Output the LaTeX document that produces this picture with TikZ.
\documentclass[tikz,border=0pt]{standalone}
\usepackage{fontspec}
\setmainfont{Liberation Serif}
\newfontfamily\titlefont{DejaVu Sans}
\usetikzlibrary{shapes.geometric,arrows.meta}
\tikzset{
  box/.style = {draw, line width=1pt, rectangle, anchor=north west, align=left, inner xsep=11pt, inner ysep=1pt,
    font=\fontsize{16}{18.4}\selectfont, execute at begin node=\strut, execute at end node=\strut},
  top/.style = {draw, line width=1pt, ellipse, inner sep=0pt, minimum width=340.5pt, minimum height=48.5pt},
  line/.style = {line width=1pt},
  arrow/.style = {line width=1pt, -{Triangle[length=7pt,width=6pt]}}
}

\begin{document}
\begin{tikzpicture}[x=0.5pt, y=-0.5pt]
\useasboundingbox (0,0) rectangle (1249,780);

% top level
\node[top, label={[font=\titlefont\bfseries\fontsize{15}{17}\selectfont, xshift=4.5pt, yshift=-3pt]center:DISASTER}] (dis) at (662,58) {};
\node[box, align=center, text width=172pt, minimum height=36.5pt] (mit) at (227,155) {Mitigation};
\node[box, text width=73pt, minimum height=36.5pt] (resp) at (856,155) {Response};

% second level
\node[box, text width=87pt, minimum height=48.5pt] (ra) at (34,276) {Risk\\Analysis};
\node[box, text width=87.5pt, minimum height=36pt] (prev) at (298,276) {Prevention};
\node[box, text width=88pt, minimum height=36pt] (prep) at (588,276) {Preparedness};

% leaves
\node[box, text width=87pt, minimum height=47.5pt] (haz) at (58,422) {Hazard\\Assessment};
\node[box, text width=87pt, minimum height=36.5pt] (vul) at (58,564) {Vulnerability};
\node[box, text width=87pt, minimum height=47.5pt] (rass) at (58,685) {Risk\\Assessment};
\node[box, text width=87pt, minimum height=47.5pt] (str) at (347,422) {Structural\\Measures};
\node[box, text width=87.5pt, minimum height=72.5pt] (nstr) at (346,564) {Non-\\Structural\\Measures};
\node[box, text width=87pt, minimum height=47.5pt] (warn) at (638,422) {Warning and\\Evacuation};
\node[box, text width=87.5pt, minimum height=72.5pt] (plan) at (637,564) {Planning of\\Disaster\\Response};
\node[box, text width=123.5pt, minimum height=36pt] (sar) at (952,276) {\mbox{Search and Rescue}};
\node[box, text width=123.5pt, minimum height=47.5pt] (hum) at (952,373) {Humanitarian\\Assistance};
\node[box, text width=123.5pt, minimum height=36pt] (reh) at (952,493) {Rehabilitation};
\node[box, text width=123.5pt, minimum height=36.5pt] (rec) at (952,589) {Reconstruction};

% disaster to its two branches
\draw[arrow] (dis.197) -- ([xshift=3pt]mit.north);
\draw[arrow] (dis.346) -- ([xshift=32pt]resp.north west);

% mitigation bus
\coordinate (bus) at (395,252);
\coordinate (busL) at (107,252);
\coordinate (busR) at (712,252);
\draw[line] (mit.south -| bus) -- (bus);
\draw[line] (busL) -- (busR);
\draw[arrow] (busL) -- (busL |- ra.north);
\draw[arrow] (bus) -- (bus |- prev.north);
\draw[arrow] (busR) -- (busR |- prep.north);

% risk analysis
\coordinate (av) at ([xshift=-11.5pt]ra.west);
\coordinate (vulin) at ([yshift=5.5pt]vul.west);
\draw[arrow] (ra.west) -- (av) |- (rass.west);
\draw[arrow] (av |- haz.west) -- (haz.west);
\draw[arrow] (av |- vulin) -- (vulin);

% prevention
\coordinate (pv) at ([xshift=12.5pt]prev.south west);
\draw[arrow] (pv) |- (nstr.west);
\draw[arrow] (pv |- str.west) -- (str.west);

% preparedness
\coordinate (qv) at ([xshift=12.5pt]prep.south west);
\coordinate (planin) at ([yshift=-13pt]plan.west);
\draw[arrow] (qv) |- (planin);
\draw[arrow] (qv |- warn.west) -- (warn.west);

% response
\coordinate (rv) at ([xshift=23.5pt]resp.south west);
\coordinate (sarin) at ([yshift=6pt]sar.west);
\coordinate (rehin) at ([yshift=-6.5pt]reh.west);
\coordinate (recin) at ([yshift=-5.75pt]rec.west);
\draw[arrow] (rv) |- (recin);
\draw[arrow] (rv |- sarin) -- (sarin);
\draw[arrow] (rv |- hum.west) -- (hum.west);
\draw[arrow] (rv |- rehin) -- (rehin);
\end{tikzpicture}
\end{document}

• WHAT THIS TASK INVOLVES: Exactly repeat the lines above, from the opening line through the one with "text width=88pt, minimum", and include nothing else.

• CORRECT ANSWER:
Output the LaTeX document that produces this picture with TikZ.
\documentclass[tikz,border=0pt]{standalone}
\usepackage{fontspec}
\setmainfont{Liberation Serif}
\newfontfamily\titlefont{DejaVu Sans}
\usetikzlibrary{shapes.geometric,arrows.meta}
\tikzset{
  box/.style = {draw, line width=1pt, rectangle, anchor=north west, align=left, inner xsep=11pt, inner ysep=1pt,
    font=\fontsize{16}{18.4}\selectfont, execute at begin node=\strut, execute at end node=\strut},
  top/.style = {draw, line width=1pt, ellipse, inner sep=0pt, minimum width=340.5pt, minimum height=48.5pt},
  line/.style = {line width=1pt},
  arrow/.style = {line width=1pt, -{Triangle[length=7pt,width=6pt]}}
}

\begin{document}
\begin{tikzpicture}[x=0.5pt, y=-0.5pt]
\useasboundingbox (0,0) rectangle (1249,780);

% top level
\node[top, label={[font=\titlefont\bfseries\fontsize{15}{17}\selectfont, xshift=4.5pt, yshift=-3pt]center:DISASTER}] (dis) at (662,58) {};
\node[box, align=center, text width=172pt, minimum height=36.5pt] (mit) at (227,155) {Mitigation};
\node[box, text width=73pt, minimum height=36.5pt] (resp) at (856,155) {Response};

% second level
\node[box, text width=87pt, minimum height=48.5pt] (ra) at (34,276) {Risk\\Analysis};
\node[box, text width=87.5pt, minimum height=36pt] (prev) at (298,276) {Prevention};
\node[box, text width=88pt, minimum height=36pt] (prep) at (588,276) {Preparedness};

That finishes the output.